The union believes the department will need to have higher pay in order to attract good candidates, Lutton said, and it was planning ahead in anticipation of looming retirements.
Lutton said the city’s better financial outlook also played a part in the union increasing its request.
City policy is to keep public safety spending under 66 percent of the general fund budget.
Although the city and police union are into their 16th extension of the negotiation time frame, neither side seems ready to break things off.
It’s a noticeable change from the acrimonious negotiations on the previous contract, when the city’s focus on driving down health care costs put it at odds with the police and fire unions.
The negotiations — and lack thereof — that took place between March 2014 and September 2016, involve a court case over the evergreen clause and mediation.
The city and union’s negotiating teams say things are much different this time around.

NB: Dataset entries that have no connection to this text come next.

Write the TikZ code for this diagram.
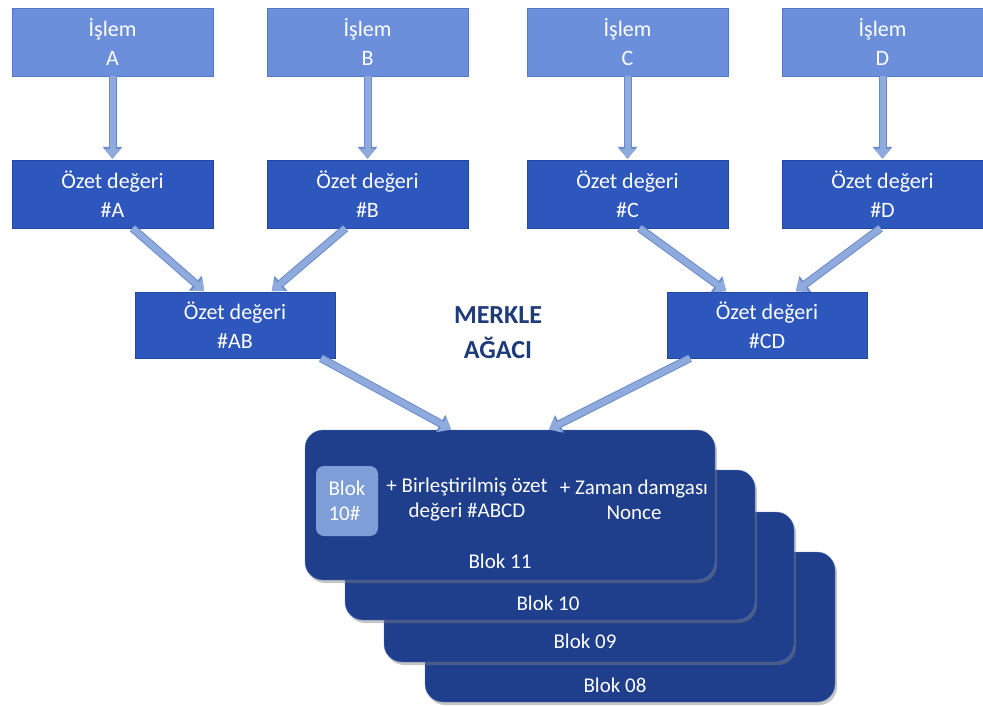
\documentclass[tikz,border=0pt]{standalone}
\usepackage{fontspec}
\setmainfont{Carlito}
\usetikzlibrary{arrows.meta,shadows}
\definecolor{islemblue}{HTML}{6C8FDB}
\definecolor{islemline}{HTML}{5677C4}
\definecolor{ozetblue}{HTML}{2D57BC}
\definecolor{ozetline}{HTML}{22479E}
\definecolor{blokblue}{HTML}{1F3F8C}
\definecolor{blokline}{HTML}{5B7BC0}
\definecolor{hashblue}{HTML}{7E9ED8}
\definecolor{arrowfill}{HTML}{8FAADC}
\definecolor{arrowline}{HTML}{6A8BCB}
\definecolor{merkle}{HTML}{1F3A78}

\begin{document}
\begin{tikzpicture}[x=1pt,y=-1pt,every node/.style={font=\fontsize{22}{29}\selectfont,text=white,align=center,inner sep=0pt},
   islem/.style={draw=islemline,fill=islemblue,minimum width=201pt,minimum height=68pt},
   ozet/.style={draw=ozetline,fill=ozetblue,minimum width=201pt,minimum height=68pt},
   blok/.style={draw=blokline,fill=blokblue,rounded corners=18pt,minimum width=410pt,minimum height=150pt,
     drop shadow={shadow xshift=2pt,shadow yshift=-3pt,opacity=.45}},
   bloktext/.style={font=\fontsize{21}{25}\selectfont},
   flow/.style={line width=6pt,draw=arrowfill,-{Triangle[length=10pt,width=16pt]},shorten >=1pt,
     preaction={draw=arrowline,line width=8pt,-{Triangle[length=12pt,width=19pt]}}}]
  \useasboundingbox (0,0) rectangle (983,706);
  % transactions
  \node[islem](islA) at (112.5,42){İşlem\\A};
  \node[islem](islB) at (367.5,42){İşlem\\B};
  \node[islem](islC) at (627.5,42){İşlem\\C};
  \node[islem](islD) at (882.5,42){İşlem\\D};
  % hashes
  \node[ozet](ozA) at (112.5,194){Özet değeri\\\#A};
  \node[ozet](ozB) at (367.5,194){Özet değeri\\\#B};
  \node[ozet](ozC) at (627.5,194){Özet değeri\\\#C};
  \node[ozet](ozD) at (882.5,194){Özet değeri\\\#D};
  \node[ozet,minimum width=200pt,minimum height=66pt](ozAB) at (235,325){Özet değeri\\\#AB};
  \node[ozet,minimum width=200pt,minimum height=66pt](ozCD) at (767,325){Özet değeri\\\#CD};
  \node[text=merkle,font=\bfseries\fontsize{26}{35}\selectfont](title) at (498,333){MERKLE\\AĞACI};
  % chain of blocks
  \node[blok](blk08) at (630,627){};
  \node[blok](blk09) at (589,587){};
  \node[blok](blk10) at (550,545){};
  \node[blok](blk11) at (510,505){};
  \node[bloktext](l08) at ([xshift=-15pt,yshift=17pt]blk08.south){Blok 08};
  \node[bloktext](l09) at ([xshift=-4pt,yshift=21pt]blk09.south){Blok 09};
  \node[bloktext](l10) at ([xshift=-2pt,yshift=17pt]blk10.south){Blok 10};
  \node[bloktext](l11) at ([xshift=-10pt,yshift=19pt]blk11.south){Blok 11};
  \node[fill=hashblue,rounded corners=8pt,minimum width=62pt,minimum height=70pt,bloktext,align=left](prev) at (347,501){Blok\\10\#};
  \node[bloktext](merk) at (467,500){+ Birleştirilmiş özet\\değeri \#ABCD};
  \node[bloktext](time) at (634,500){+ Zaman damgası\\Nonce};
  % arrows
  \foreach \n in {A,B,C,D}\draw[flow](isl\n)--(oz\n);
  \draw[flow]([xshift=20pt]ozA.south)--([xshift=-30pt]ozAB.north);
  \draw[flow]([xshift=-22pt]ozB.south)--([xshift=36pt]ozAB.north);
  \draw[flow]([xshift=12pt]ozC.south)--([xshift=-40pt]ozCD.north);
  \draw[flow]([xshift=-2pt]ozD.south)--([xshift=28pt]ozCD.north);
  \draw[flow]([xshift=86pt]ozAB.south)--([xshift=-58pt]blk11.north);
  \draw[flow]([xshift=-77pt]ozCD.south)--([xshift=38pt]blk11.north);
\end{tikzpicture}
\end{document}
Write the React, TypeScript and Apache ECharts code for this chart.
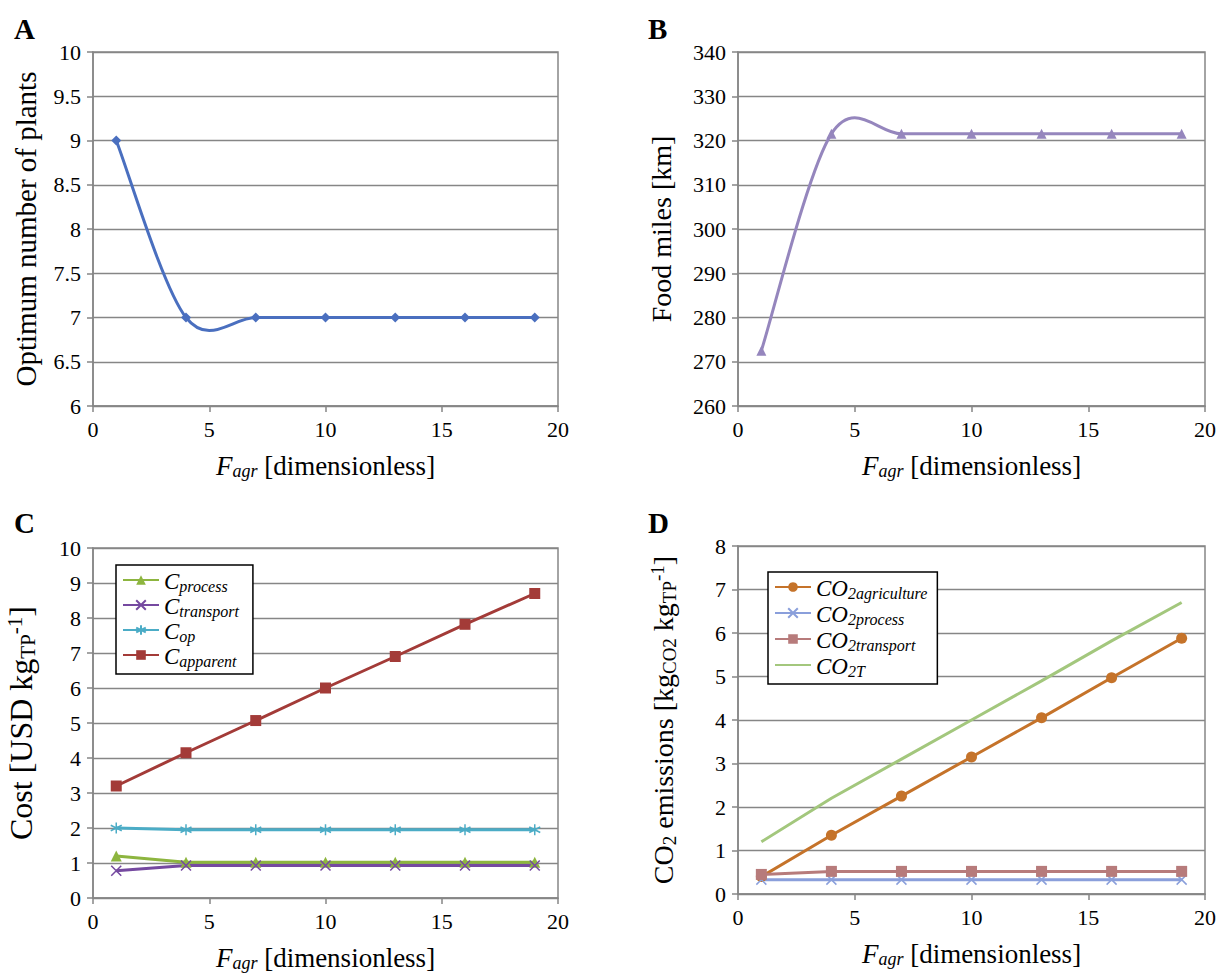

“I think…both sides have changed how we negotiate. We spend more time talking with each other rather than putting on a media blitz on things,” Lutton said.
Villagomez said the process has been professional and gave credit to the “new association.”
“We don’t agree on on everything, but I think we have had productive sessions compared to what we experienced in the last contract,” she said.
The city and union aren’t expected to return to the bargaining table until January. Once they strike a deal, it will still need to be ratified by the union membership and the city council.